7 Reasons I Miss The Telephone Book, Only One Of Which Is Potentially Embarrassing
I opened my front door today and saw a telephone book lying there.
It was inside a plastic sleeve, near the door, so I know it wasn’t dropped there accidentally by some random passerby who just happened to be carrying a telephone book in a plastic bag and got tired.
Telephone books have gone the way of the landline telephone, the answering machine, and the snail mail that includes a Thank You note for the gift I sent a relative a year ago.
(The typing monitor asked if I meant ‘landmine’ instead of landline. I hope not, typing monitor. I hope not.)
That’s okay; I figure I had annoyed them with my gift, and I was considerate enough not to annoy them a second time. Maybe they thought it was charity, and got mad at me for patronizing them. I’ll let them buy their own gifts from now on.
The sight of this telephone book engendered in me a yearning for the good old days of looking for a phone number the old-fashioned way, by using the alphabet.
After phoning around and asking other people for their input, which I would never do, I came up with 7 reasons I miss the telephone book:
1) The telephone book made an awesome booster seat
People are always having kids. They can’t seem to control themselves. After they have them, they bring them over to your house when you invite them for dinner. These small people can’t see over the top of the table, leaving you to scramble around looking for something to boost them up high enough to see what’s on their dinner plate.
I don’t want them sitting in my lap; they are always embarrassingly afraid of you and start screaming as soon as their parents get ten inches away from them.
Either that, or they haven’t been changed in three months and the smell puts you right off your feed.
2) The telephone book had things in it you never knew you needed until you saw it in the phone book while you were looking for a dentist
I regularly searched through the phone book looking for a tire store, or a vet, or a place to buy shoelaces. This search would take me at least an hour, because I’d get distracted by all the businesses that were in the phone book.

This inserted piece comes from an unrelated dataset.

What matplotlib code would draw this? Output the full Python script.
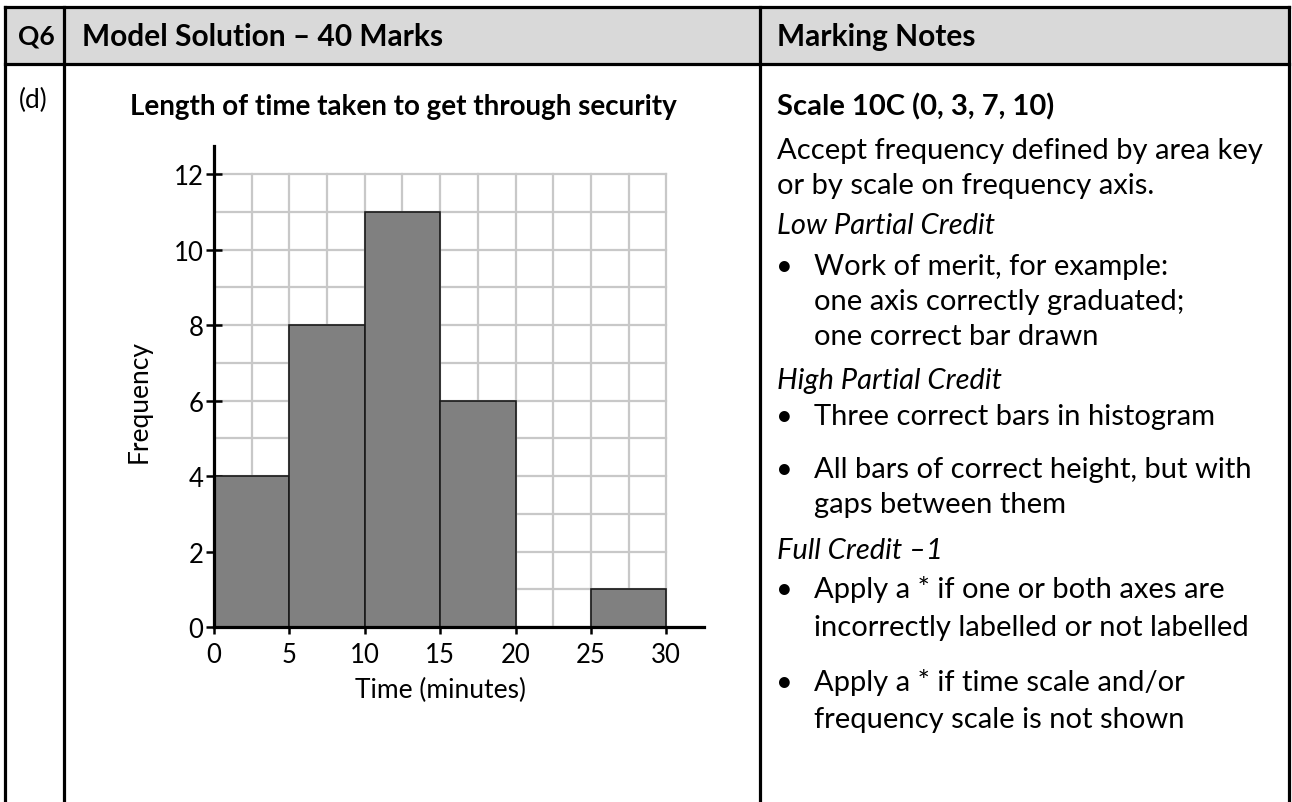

These pages usually included full page ads for the fifteen thousand escort services in your hometown, which crowded out the two primary care physicians who actually stayed there to make a living. At least they’ll have plenty of escorts to choose from.
The internet isn’t nearly as interesting, mainly because if you type in a search for a ‘vet’, Google will bring up phrases like, “Did you mean, Rooms to let? Perhaps you’d like an escort? We have lots of those.”
3) Telephone books help if your house is falling into a sinkhole
I don’t know how furniture people do it, but they manage to build tables and cabinets and whatnot with one leg shorter than the others.
As your plate slid down the length of the table, you rushed to the other end and inserted a phone book under the short leg of the table, the local phone book, because the regular one was way too big. If you used the big one, you had the opposite problem and your plate slid back the other way. Insert the little one, and now you had a level table.
Voila! You were an engineer extraordinaire.
4) Telephone books help those people who don’t have the internet
They won’t help those people who don’t have a telephone, but I never said I was a genius.
5) Telephone books are stacked
Just one telephone book was enough to give that extra inch or so you needed to reach the top shelf and get one of those mugs you haven’t seen in years.
When I was a teenager, I visited my great-aunt in Texas. She was a tiny woman, and I was 5’10”, so reaching the top shelf of her cabinets was no big deal to me. I pulled down a cup for my coffee, and when she saw it, she plotzed. (She was Jewish.)
‘Where did you get that?’ she asked me. When I told her the top shelf, she said she hadn’t seen those cups in years.
Not only that, but standing on a telephone book can make kissing a tall stranger easier, especially if the tall stranger has back problems.
6) Telephone books can be stacked really high; high enough to do an oil change on your car
This one was my guy’s idea. If you’re like me, you don’t do oil changes. If you do them, you may appreciate this tip, especially if you don’t have your tire jack handy.
7) The telephone book can fill that spot where the toilet paper used to be
There will come a day when you are sitting in one of your favorite spots, and you realize you, a) don’t have any reading material; and b) forgot to buy toilet paper on your last trip to the store.
If that random passerby has conveniently left you a telephone book, you can heft it into the bathroom, and keep it there for any number of emergencies.
Now that we’ve established how valuable a telephone book is, please don’t call and ask me to find you a dentist in the phone book.
I’m unlisted, anyway.
5 thoughts on “7 Reasons I Miss The Telephone Book, Only One Of Which Is Potentially Embarrassing”
aha you missed one Gigi –
8) great for whacking the ole man over the head when he is being particularly stupid (I mean more so than usual).
I always liked the rolling pin or the frying pan, myself! :))
Did you need a number? I’ll look that up for you!